Tell us what you think.
Responses to this debate, which started with Caribbean tourism ownership, are
most interesting and we are sorry that we do not have the space to post every
message. However, each response is carefully considered, and they will all be compiled on the Small Islands Voice Website when this discussion ends. So
please keep the emails coming.
Here are two more points of view on the debate.
I have observed that foreign business owners are often more generous, offer
better opportunities and develop more training programs for local employees
than local business owners, writes Heather Grant. I am a Canadian, running a
small service-oriented business in Union Island, St. Vincent & the Grenadines.
The original purpose in opening this business was to offer decent employment
to local people, pay them a fair salary and continue to train them on the job,
focussing on tourism particularly.

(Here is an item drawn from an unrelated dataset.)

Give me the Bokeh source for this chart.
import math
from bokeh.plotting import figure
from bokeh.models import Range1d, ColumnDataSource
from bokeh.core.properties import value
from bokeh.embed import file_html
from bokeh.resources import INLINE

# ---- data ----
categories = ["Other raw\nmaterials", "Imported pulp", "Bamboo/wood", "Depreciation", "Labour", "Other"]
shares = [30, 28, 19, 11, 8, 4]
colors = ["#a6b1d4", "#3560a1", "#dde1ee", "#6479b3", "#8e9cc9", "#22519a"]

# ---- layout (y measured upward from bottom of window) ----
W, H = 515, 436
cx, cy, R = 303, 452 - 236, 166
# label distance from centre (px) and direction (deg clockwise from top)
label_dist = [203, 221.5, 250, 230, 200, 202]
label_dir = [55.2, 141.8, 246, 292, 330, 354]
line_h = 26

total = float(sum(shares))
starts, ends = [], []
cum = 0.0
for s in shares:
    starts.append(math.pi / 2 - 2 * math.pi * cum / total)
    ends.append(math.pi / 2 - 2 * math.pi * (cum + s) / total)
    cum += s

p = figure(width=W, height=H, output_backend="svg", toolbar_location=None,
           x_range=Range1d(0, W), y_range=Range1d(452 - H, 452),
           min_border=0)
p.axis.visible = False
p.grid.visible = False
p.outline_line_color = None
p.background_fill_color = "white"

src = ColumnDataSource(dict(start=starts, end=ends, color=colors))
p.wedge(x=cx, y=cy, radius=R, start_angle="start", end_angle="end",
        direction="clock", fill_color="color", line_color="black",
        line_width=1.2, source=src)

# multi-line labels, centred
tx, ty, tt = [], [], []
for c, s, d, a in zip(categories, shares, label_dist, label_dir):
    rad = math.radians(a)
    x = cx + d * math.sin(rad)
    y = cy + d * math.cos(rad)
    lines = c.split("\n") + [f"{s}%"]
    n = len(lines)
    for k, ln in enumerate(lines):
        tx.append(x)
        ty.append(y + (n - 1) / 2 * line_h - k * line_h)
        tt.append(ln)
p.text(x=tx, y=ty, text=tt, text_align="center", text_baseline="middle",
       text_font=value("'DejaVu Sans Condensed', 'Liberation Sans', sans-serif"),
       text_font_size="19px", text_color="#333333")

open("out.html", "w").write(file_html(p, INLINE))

After 7 years, we are still operating and
all the employees are local people. I have observed the other businesses on my
island and notice that people want to work for foreign owners because they are
treated more fairly and generally paid better. Local business owners must
learn to treat their employees with respect, allowing them to make a decent
living and giving them the opportunity to move up to better positions, not
always keeping them in the lowest paid jobs. The slave mentality continues to
a large degree because of the attitude of local employers towards their staff.

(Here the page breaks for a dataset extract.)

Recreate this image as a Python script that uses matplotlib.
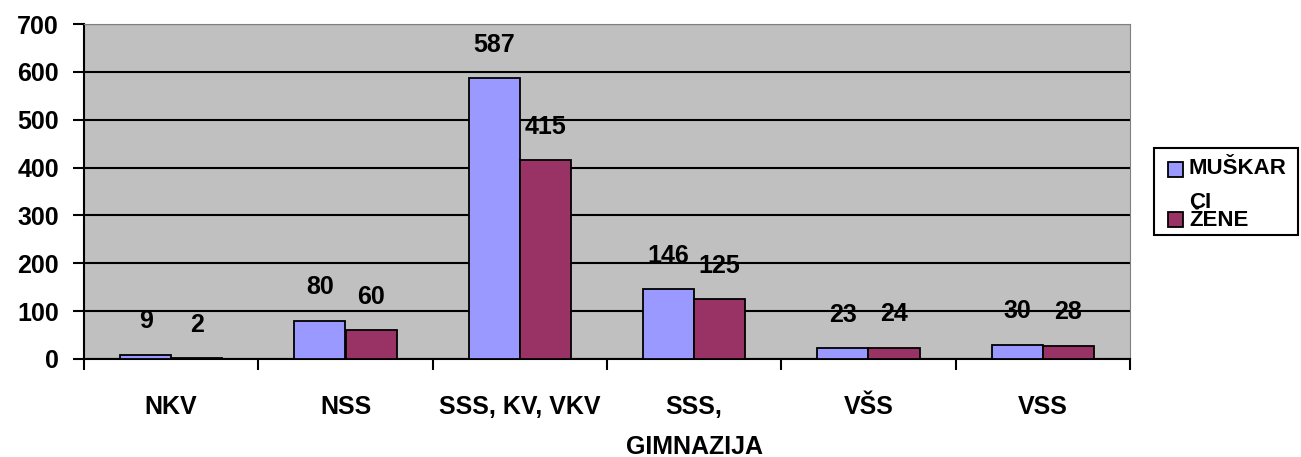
import numpy as np
import matplotlib.pyplot as plt
from matplotlib.ticker import FixedLocator
from matplotlib.patches import Rectangle

categories = ['NKV', 'NSS', 'SSS, KV, VKV', 'SSS,\nGIMNAZIJA', 'VŠS', 'VSS']
muskarci = [9, 80, 587, 146, 23, 30]
zene = [2, 60, 415, 125, 24, 28]
legend_lines = ['MUŠKAR', 'CI', 'ŽENE']
yticks = [0, 100, 200, 300, 400, 500, 600, 700]
colors = ['#9999FF', '#993366']

plt.rcParams['font.family'] = ['Liberation Sans', 'DejaVu Sans']
plt.rcParams['font.weight'] = 'bold'

W, H = 1301, 457
fig = plt.figure(figsize=(W / 100, H / 100), dpi=100)
ax = fig.add_axes([84 / W, 1 - 359 / H, (1130 - 84) / W, (359 - 24) / H])
ax.set_facecolor('#C0C0C0')

x = np.arange(len(categories))
w = 0.293
b1 = ax.bar(x - w / 2, muskarci, w, color=colors[0], edgecolor='black', linewidth=1.3, zorder=3)
b2 = ax.bar(x + w / 2, zene, w, color=colors[1], edgecolor='black', linewidth=1.3, zorder=3)

for bars in (b1, b2):
    for r in bars:
        ax.annotate(f'{int(r.get_height())}', (r.get_x() + r.get_width() / 2, r.get_height()),
                    xytext=(0, 24), textcoords='offset points', ha='center', va='center',
                    fontsize=18, fontweight='bold', zorder=4)

ax.set_xlim(-0.5, len(categories) - 0.5)
ax.set_ylim(0, 700)
ax.set_yticks(yticks)
ax.yaxis.grid(True, color='black', linewidth=1.5, zorder=1)
ax.tick_params(axis='y', labelsize=18, length=8, width=1.5, direction='out', pad=10)

ax.xaxis.set_major_locator(FixedLocator(np.arange(-0.5, len(categories), 1.0)))
ax.xaxis.set_minor_locator(FixedLocator(x))
ax.set_xticklabels([])
ax.set_xticklabels(categories, minor=True, linespacing=1.85)
ax.tick_params(axis='x', which='major', length=8, width=1.5, direction='out')
ax.tick_params(axis='x', which='minor', length=0, labelsize=18, pad=26)
for t in ax.get_xticklabels(minor=True) + ax.get_yticklabels():
    t.set_fontweight('bold')

ax.spines['left'].set_linewidth(1.5)
ax.spines['bottom'].set_linewidth(1.5)
ax.spines['top'].set_color('#808080')
ax.spines['right'].set_color('#808080')

# legend drawn by hand (Excel wrapped the first label)
def fx(px):
    return px / W

def fy(py):
    return 1 - py / H

fig.patches.append(Rectangle((fx(1154), fy(235)), 144 / W, 87 / H, transform=fig.transFigure,
                             facecolor='white', edgecolor='black', linewidth=1.5))
fig.patches.append(Rectangle((fx(1168), fy(177)), 15 / W, 15 / H, transform=fig.transFigure,
                             facecolor=colors[0], edgecolor='black', linewidth=1.3))
fig.patches.append(Rectangle((fx(1168), fy(227)), 15 / W, 15 / H, transform=fig.transFigure,
                             facecolor=colors[1], edgecolor='black', linewidth=1.3))
for txt, py in zip(legend_lines, [169, 202, 220]):
    fig.text(fx(1189), fy(py), txt, fontsize=16, fontweight='bold', ha='left', va='center')

fig.savefig('out.png', dpi=100)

The comment in the preceding article that "colonialism is over," reflects an
often-repeated misconception, and needs fundamental correction, writes C.
Corbin from the Virgin Islands (Caribbean). Colonialism is, in fact, still
very much alive in the 21st Century. There are 16 remaining territories - most
of which are small island territories - on the United Nations List of Non
Self-Governing Territories, including seven in the Atlantic/Caribbean. Thus,
Bermuda, Turks & Caicos Islands, Cayman Islands, Montserrat, British Virgin
Islands Anguilla, and the US Virgin Islands are all classified as "colonies"
by the United Nations General Assembly. Puerto Rico is the eighth colony in
the Caribbean, which is not listed by the UN. Other small island territories
include Guam, American Samoa, and Tokelau. Whilst these territories may have
elected governments, the powers of those governments do not meet the test of
full self-government, as the administering countries hold the power to
legislate for them, without their consent and often against their will. The
United Nations reviews these territories each year and produce resolutions in
promotion of their process of self-determination leading to full
self-government through the recognised political options of (i) independence,
(ii) free association or (iii) integration (with full political rights). The
international community is in its seventh year of the Second International
Decade for the Eradication of Colonialism, which is designed to bring an end
to colonialism. Statements that dismiss the reality of this outdated condition
of colonialism in the 21st Century should be carefully weighed against the
objective reality of international law.